For a non-technical founder orchestrating automated workflows, choosing between Make.com and Zapier usually comes down to visual preference or monthly pricing models. However, when your automated pipelines process sensitive corporate payloads such as employee payroll files, client NRIC numbers, or proprietary operational data the selection criteria must shift strictly to data infrastructure security.
Zapier is the legacy market leader, built for rapid, simple single-task automation. Architecturally, Zapier processes data execution linearly. From a compliance perspective, Zapier maintains rigorous SOC 2 Type II certifications and complies fully with standard Data Processing Addendums (DPAs). However, because Zapier’s pricing model scales aggressively based on the sheer volume of tasks executed, scaling SMEs often find themselves throttled financially when running high-volume, cross-department data synchronization loops.
Make.com (formerly Integromat) provides a fundamentally more visual, multi-layered environment that handles complex JSON data loops with far greater efficiency. Crucially for data sovereignty compliance, Make.com allows enterprise accounts to explicitly select their primary hosting region including dedicated EU or US cloud instances that run on advanced AWS security infrastructure.

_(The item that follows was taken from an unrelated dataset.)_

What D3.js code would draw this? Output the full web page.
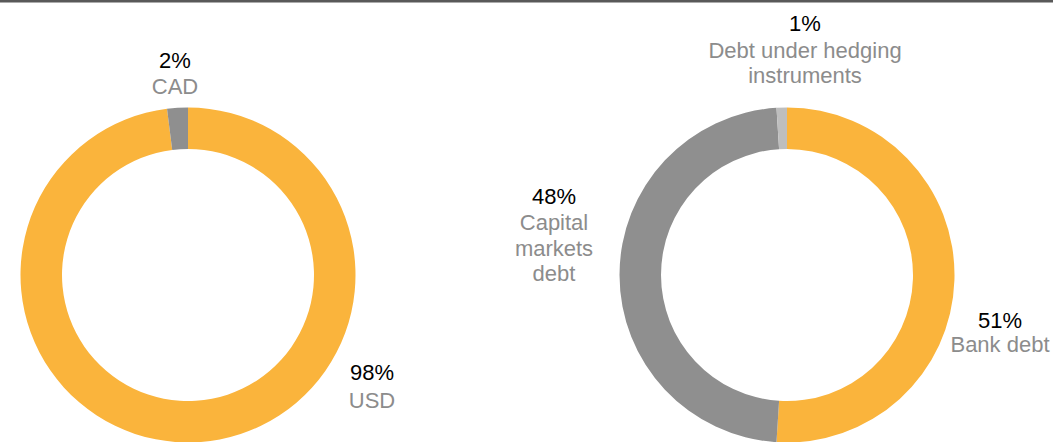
<!DOCTYPE html>
<html>
<head>
<meta charset="utf-8">
<script src="https://cdn.jsdelivr.net/npm/d3@7/dist/d3.min.js"></script>
<style>
  html, body { margin: 0; padding: 0; background: #ffffff; }
  svg { display: block; }
  text { font-family: "Liberation Sans", Arial, sans-serif; font-size: 22px; }
</style>
</head>
<body>
<svg id="chart" width="1053" height="442"></svg>
<script>
// Debt by currency
const currencyLabels = ["USD", "CAD"];
const currencyValues = [98, 2];

// Debt by type
const debtLabels = [
  ["Bank debt"],
  ["Capital", "markets", "debt"],
  ["Debt under hedging", "instruments"]
];
const debtValues = [51, 48, 1];

const palette = {
  orange: "#FAB43C",
  gray: "#8F8F8F",
  light: "#BEBEBE",
  pct: "#000000",
  cat: "#8C8C8C",
  rule: "#595959"
};

const svg = d3.select("#chart");
const W = 1053, H = 442;

// top rule
svg.append("rect").attr("x", 0).attr("y", 0).attr("width", W).attr("height", 2.5)
  .attr("fill", palette.rule);

const outerR = 167.5, innerR = 126;
const pie = d3.pie().sort(null).value(d => d);
const arc = d3.arc().innerRadius(innerR).outerRadius(outerR);

function donut(cx, cy, values, labels, colors, labelSpots) {
  const g = svg.append("g").attr("transform", `translate(${cx},${cy})`);
  const arcs = pie(values);
  g.selectAll("path").data(arcs).enter().append("path")
    .attr("d", arc)
    .attr("fill", (d, i) => colors[i]);

  // data labels: percentage on first line, category lines beneath
  arcs.forEach((a, i) => {
    const spot = labelSpots[i];
    const lines = Array.isArray(labels[i]) ? labels[i] : [labels[i]];
    const t = g.append("text")
      .attr("text-anchor", "middle")
      .attr("x", spot.dx)
      .attr("y", spot.dy);
    t.append("tspan").attr("x", spot.dx).attr("fill", palette.pct)
      .text(d3.format(".0f")(a.data) + "%");
    lines.forEach((ln, k) => {
      t.append("tspan").attr("x", spot.dx)
        .attr("dy", k === 0 ? spot.gap : spot.lead)
        .attr("fill", palette.cat)
        .text(ln);
    });
  });
}

// label anchors relative to each donut centre
donut(188, 275, currencyValues, currencyLabels,
  [palette.orange, palette.gray],
  [
    { dx: 184, dy: 105, gap: 28, lead: 26 },
    { dx: -13, dy: -207, gap: 26, lead: 26 }
  ]);

donut(787, 275, debtValues, debtLabels,
  [palette.orange, palette.gray, palette.light],
  [
    { dx: 213, dy: 53, gap: 24, lead: 24 },
    { dx: -233, dy: -71, gap: 26, lead: 25.5 },
    { dx: 18, dy: -244, gap: 27, lead: 25 }
  ]);
</script>
</body>
</html>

The Verdict: If your SME requires deep, visual multi-step routing with advanced data parsing filters that process hundreds of monthly transactions without escalating operational overhead, Make.com is the superior structural choice. If you only require simple, two-step integrations between basic consumer SaaS apps, Zapier is sufficient, but ensure your DPA compliance configurations are locked down manually in the settings panel.